- **TASK BRIEF**: Each line from the top of the listing through the one holding "YAxis, CartesianGrid, Legend" should be restated word for word, with nothing added and no pictures.

+ + + + + + +

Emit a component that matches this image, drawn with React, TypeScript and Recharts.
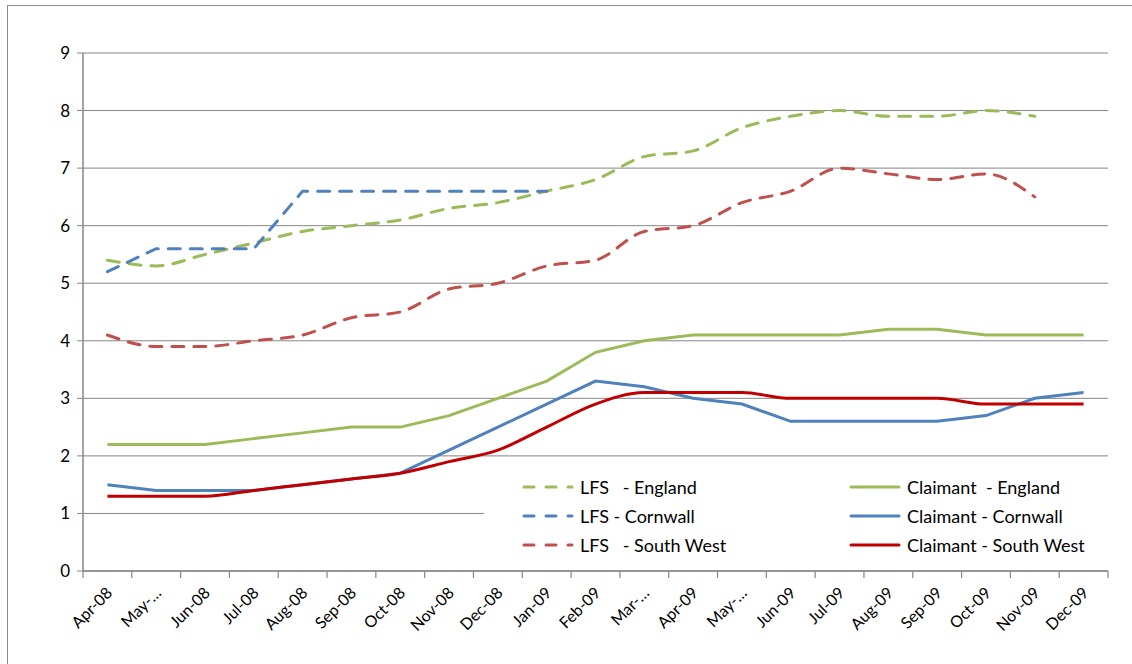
import React from 'react';
import { LineChart, Line, XAxis, YAxis, CartesianGrid, Legend } from 'recharts';

const months = [
  'Apr-08', 'May-…', 'Jun-08', 'Jul-08', 'Aug-08', 'Sep-08', 'Oct-08', 'Nov-08', 'Dec-08', 'Jan-09',
  'Feb-09', 'Mar-…', 'Apr-09', 'May-…', 'Jun-09', 'Jul-09', 'Aug-09', 'Sep-09', 'Oct-09', 'Nov-09', 'Dec-09',
];

const lfsEngland = [5.4, 5.3, 5.5, 5.7, 5.9, 6.0, 6.1, 6.3, 6.4, 6.6, 6.8, 7.2, 7.3, 7.7, 7.9, 8.0, 7.9, 7.9, 8.0, 7.9, null];
const lfsCornwall = [5.2, 5.6, 5.6, 5.6, 6.6, 6.6, 6.6, 6.6, 6.6, 6.6, null, null, null, null, null, null, null, null, null, null, null];
const lfsSouthWest = [4.1, 3.9, 3.9, 4.0, 4.1, 4.4, 4.5, 4.9, 5.0, 5.3, 5.4, 5.9, 6.0, 6.4, 6.6, 7.0, 6.9, 6.8, 6.9, 6.5, null];
const claimantEngland = [2.2, 2.2, 2.2, 2.3, 2.4, 2.5, 2.5, 2.7, 3.0, 3.3, 3.8, 4.0, 4.1, 4.1, 4.1, 4.1, 4.2, 4.2, 4.1, 4.1, 4.1];
const claimantCornwall = [1.5, 1.4, 1.4, 1.4, 1.5, 1.6, 1.7, 2.1, 2.5, 2.9, 3.3, 3.2, 3.0, 2.9, 2.6, 2.6, 2.6, 2.6, 2.7, 3.0, 3.1];
const claimantSouthWest = [1.3, 1.3, 1.3, 1.4, 1.5, 1.6, 1.7, 1.9, 2.1, 2.5, 2.9, 3.1, 3.1, 3.1, 3.0, 3.0, 3.0, 3.0, 2.9, 2.9, 2.9];

const yTicks = [0, 1, 2, 3, 4, 5, 6, 7, 8, 9];

const data = months.map((m, i) => ({
  idx: i,
  month: m,
  lfsEngland: lfsEngland[i],
  lfsCornwall: lfsCornwall[i],
  lfsSouthWest: lfsSouthWest[i],
  claimantEngland: claimantEngland[i],
  claimantCornwall: claimantCornwall[i],
  claimantSouthWest: claimantSouthWest[i],
}));

const labelTicks = months.map((_, i) => i);
const boundaryTicks = [...months.map((_, i) => i - 0.5), months.length - 0.5];
const xDomain = [-0.5, months.length - 0.5];

const GREEN = '#9BBB59';
const BLUE = '#4F81BD';
const RED_LIGHT = '#C0504D';
const RED = '#C00000';
const AXIS = '#868686';
const FONT = 'Lato, "Open Sans", sans-serif';

const legendCols = [
  [
    { label: 'LFS   - England', color: GREEN, dash: true },
    { label: 'LFS - Cornwall', color: BLUE, dash: true },
    { label: 'LFS   - South West', color: RED_LIGHT, dash: true },
  ],
  [
    { label: 'Claimant  - England', color: GREEN, dash: false },
    { label: 'Claimant - Cornwall', color: BLUE, dash: false },
    { label: 'Claimant - South West', color: RED, dash: false },
  ],
];

function MonthTick(props: any) {
  const { x, y, payload } = props;
  return (
    <text
      x={x + 6}
      y={y + 13}
      textAnchor="end"
      transform={`rotate(-45, ${x + 6}, ${y + 13})`}
      fontSize={16}
      fontFamily={FONT}
      fill="#000"
    >
      {months[payload.value]}
    </text>
  );
}

function ChartLegend() {
  return (
    <div
      style={{
        position: 'absolute',
        left: 484,
        top: 468,
        width: 624,
        height: 94,
        background: '#fff',
        fontFamily: FONT,
        fontSize: 18,
        color: '#000',
      }}
    >
      {legendCols.map((col, c) => (
        <div key={c} style={{ position: 'absolute', left: c === 0 ? 38 : 365, top: 4 }}>
          {col.map((item) => (
            <div key={item.label} style={{ display: 'flex', alignItems: 'center', height: 29, whiteSpace: 'pre' }}>
              <svg width={52} height={6} style={{ marginRight: 6 }}>
                <line
                  x1={2}
                  y1={3}
                  x2={50}
                  y2={3}
                  stroke={item.color}
                  strokeWidth={3}
                  strokeLinecap="round"
                  strokeDasharray={item.dash ? '10 12' : undefined}
                />
              </svg>
              <span>{item.label}</span>
            </div>
          ))}
        </div>
      ))}
    </div>
  );
}

export default function App() {
  return (
    <div style={{ position: 'absolute', left: 0, top: 0, width: 1132, height: 664, background: '#fff', overflow: 'hidden' }}>
      <div
        style={{
          position: 'absolute',
          left: 7,
          top: 5,
          width: 1140,
          height: 680,
          border: '1px solid #8c8c8c',
        }}
      />
      <div style={{ position: 'absolute', left: 0, top: 0 }}>
        <LineChart width={1132} height={664} data={data} margin={{ top: 53, right: 24, left: 43, bottom: 13 }}>
          <CartesianGrid vertical={false} stroke={AXIS} strokeWidth={1} />
          <XAxis
            xAxisId="a"
            type="number"
            dataKey="idx"
            domain={xDomain}
            ticks={boundaryTicks}
            interval={0}
            height={2}
            tick={() => <g />}
            tickSize={7}
            tickLine={{ stroke: AXIS, strokeWidth: 1.2 }}
            axisLine={{ stroke: AXIS, strokeWidth: 1.5 }}
          />
          <XAxis
            xAxisId="b"
            type="number"
            dataKey="idx"
            domain={xDomain}
            ticks={labelTicks}
            interval={0}
            height={78}
            axisLine={false}
            tickLine={false}
            tick={<MonthTick />}
          />
          <YAxis
            domain={[0, 9]}
            ticks={yTicks}
            interval={0}
            width={40}
            tickSize={6}
            tickMargin={7}
            axisLine={{ stroke: AXIS, strokeWidth: 1.5 }}
            tickLine={{ stroke: AXIS }}
            tick={{ fill: '#000', fontSize: 17, fontFamily: FONT }}
          />
          <Line xAxisId="b" type="monotone" dataKey="lfsEngland" stroke={GREEN} strokeWidth={3} strokeDasharray="12 10" strokeLinecap="round" dot={false} isAnimationActive={false} connectNulls={false} />
          <Line xAxisId="b" type="linear" dataKey="lfsCornwall" stroke={BLUE} strokeWidth={3} strokeDasharray="12 10" strokeLinecap="round" dot={false} isAnimationActive={false} connectNulls={false} />
          <Line xAxisId="b" type="monotone" dataKey="lfsSouthWest" stroke={RED_LIGHT} strokeWidth={3} strokeDasharray="12 10" strokeLinecap="round" dot={false} isAnimationActive={false} connectNulls={false} />
          <Line xAxisId="b" type="linear" dataKey="claimantEngland" stroke={GREEN} strokeWidth={3} dot={false} isAnimationActive={false} />
          <Line xAxisId="b" type="linear" dataKey="claimantCornwall" stroke={BLUE} strokeWidth={3} dot={false} isAnimationActive={false} />
          <Line xAxisId="b" type="monotone" dataKey="claimantSouthWest" stroke={RED} strokeWidth={3} dot={false} isAnimationActive={false} />
          <Legend content={() => null} />
        </LineChart>
      </div>
      <ChartLegend />
    </div>
  );
}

+ + + + + + +

- **EXERCISE RESPONSE**:
Emit a component that matches this image, drawn with React, TypeScript and Recharts.
import React from 'react';
import { LineChart, Line, XAxis, YAxis, CartesianGrid, Legend } from 'recharts';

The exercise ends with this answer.